Snider, the ACCAHC executive director, expressed the gratitude of
ACCAHC's leaders: "Our CAM educators were very pleased with how quickly
the conventional academic consortium embraced the amendment to their
definition and emphasize collaboration between disciplines." Then Snider
added a touch of self-responsibility: "Now it is incumbent upon us in
the CAM fields to see that our own definitions highlight the importance
of how and when to work with others."
Now when a newcomer to integrative medicine holds up the mirror of this endorsed self-definition, they will see other healthcare professionals and disciplines in their reflection.

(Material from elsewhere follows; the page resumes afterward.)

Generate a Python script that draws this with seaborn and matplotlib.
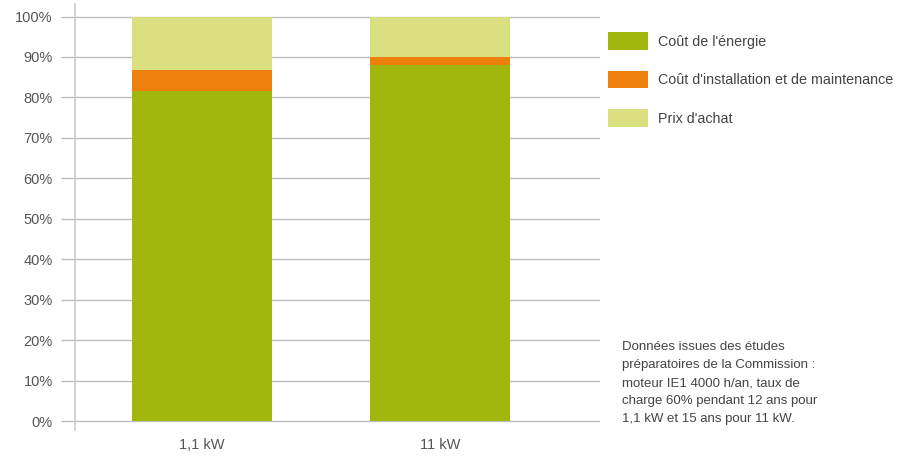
import matplotlib
matplotlib.use("Agg")
import matplotlib.pyplot as plt
from matplotlib.patches import Patch
import seaborn as sns
import pandas as pd

categories = ["1,1 kW", "11 kW"]
energy = [81.6, 87.9]
install = [5.1, 2.1]
purchase = [13.3, 10.0]
series_names = ["Coût de l'énergie", "Coût d'installation et de maintenance", "Prix d'achat"]
colors = ["#A2B70E", "#EE810D", "#DAE07F"]
yticks = [0, 10, 20, 30, 40, 50, 60, 70, 80, 90, 100]
note = ("Données issues des études\npréparatoires de la Commission :\n"
        "moteur IE1 4000 h/an, taux de\ncharge 60% pendant 12 ans pour\n"
        "1,1 kW et 15 ans pour 11 kW.")

sns.set_style("white")
plt.rcParams["font.family"] = ["Liberation Sans", "DejaVu Sans"]

df = pd.DataFrame({"cat": categories,
                   "energy": energy,
                   "install": install,
                   "purchase": purchase})
df["lvl1"] = df["energy"]
df["lvl2"] = df["energy"] + df["install"]
df["lvl3"] = df["lvl2"] + df["purchase"]

fig = plt.figure(figsize=(9.11, 4.57), dpi=100)
ax = fig.add_axes([75/911, 27/457, 525/911, 426/457])

for col, c in zip(["lvl3", "lvl2", "lvl1"], colors[::-1]):
    sns.barplot(data=df, x="cat", y=col, color=c, width=0.588, ax=ax,
                saturation=1, linewidth=0, zorder=3)

ax.set_xlim(-0.534, 1.672)
ax.set_ylim(-2.22, 103.1)
ax.set_yticks(yticks)
ax.set_yticklabels([f"{v}%" for v in yticks], fontsize=10.5, color="#555555")
ax.yaxis.grid(True, color="#BDBDBD", linewidth=1.0, zorder=0)
ax.set_axisbelow(True)
ax.tick_params(axis="y", length=10, width=1.0, color="#BDBDBD", pad=6, left=True)
ax.tick_params(axis="x", length=0, pad=6, labelsize=10.5, labelcolor="#555555")
ax.set_xlabel("")
ax.set_ylabel("")
for s in ["top", "right", "bottom"]:
    ax.spines[s].set_visible(False)
ax.spines["left"].set_color("#CCCCCC")
ax.spines["left"].set_linewidth(1.2)

handles = [Patch(facecolor=c, edgecolor="none") for c in colors]
fig.legend(handles, series_names, loc="upper left", bbox_to_anchor=(595/911, 1 - 19/457),
           frameon=False, fontsize=10.3, handlelength=2.8, handleheight=1.55,
           labelspacing=1.45, handletextpad=0.7, labelcolor="#444444")

fig.text(622/911, 1 - 341/457, note, ha="left", va="top", fontsize=9.5,
         color="#444444", linespacing=1.68)

fig.savefig("out.png", dpi=100)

Comment: As a participant in the NED and ACCAHC work, I had the pleasure of witnessing this collaboration between members of a dozen disciplines. I found it a satisfying and hopeful moment, a classic pebble in a lake, sending ripples where we cannot see.
Too much can be made of it, of course. It's only a definition, after all. Yet I relish the image of a newcomer to "integrative medicine" holding up the mirror of this self-definition, and seeing other healthcare professionals and disciplines in that reflection. This is good for health care.
For our colleagues in "integrative medicine" who state, elsewhere on their site, that they are committed to transforming health care, this amendment says: What better place to start than to declare that good healthcare requires respectful collaboration with non-MDs?
12 Months Later, May 2006 - Historic meeting: Conventional (*) and CAM Consortia (^) exec teams gather in Edmonton: Back row - Adam Perlman, MD, MPH*, Don Warren, ND, DHANP^, Brian Berman, MD*, David O'Bryon, JD^, Kathleen Healy, David Eisenberg, MD*; Middle row- Reed Phillips, DC, PhD^, Adi Haramati, PhD*, Bradly Jacobs, MD, MPH*, Janet Kahn, LMT, PhD^, Mary Jo Kreitzer, RN, PhD*, Rita Benn, PhD*, Vic Sierpina, MD*; Front row - Pamela Snider, ND^, Susan Folkman, PhD*, John Pan, MD*, Anne Nedrow* MD*, Liza Goldblatt, PhD^; photo - John Weeks, National Education Dialogue
(1) Members of CAHCIM like to refer to their organization as "the Consortium," a better handle than the somewhat scatological "CAHCIM." Yet it denies the existence of the other consortium of CAM educators, the also scatologically resonant "ACCAHC." (2) To be a member, the institution must have
integrative medicine activity in at least two of academic medicine's
three focal areas: education, clinical services and research. In
addition, the internal champions for integrative medicine much have
support from the Dean's level or above.
(3) Stuart Bondurant, MD, who chaired the IOM committee which produced the report, subsequently said of the NED project that "this great collaborative work is one of the most important things anyone can do to implement this report." Disclosure note: As mentioned, I was a participant in some of this work reported here.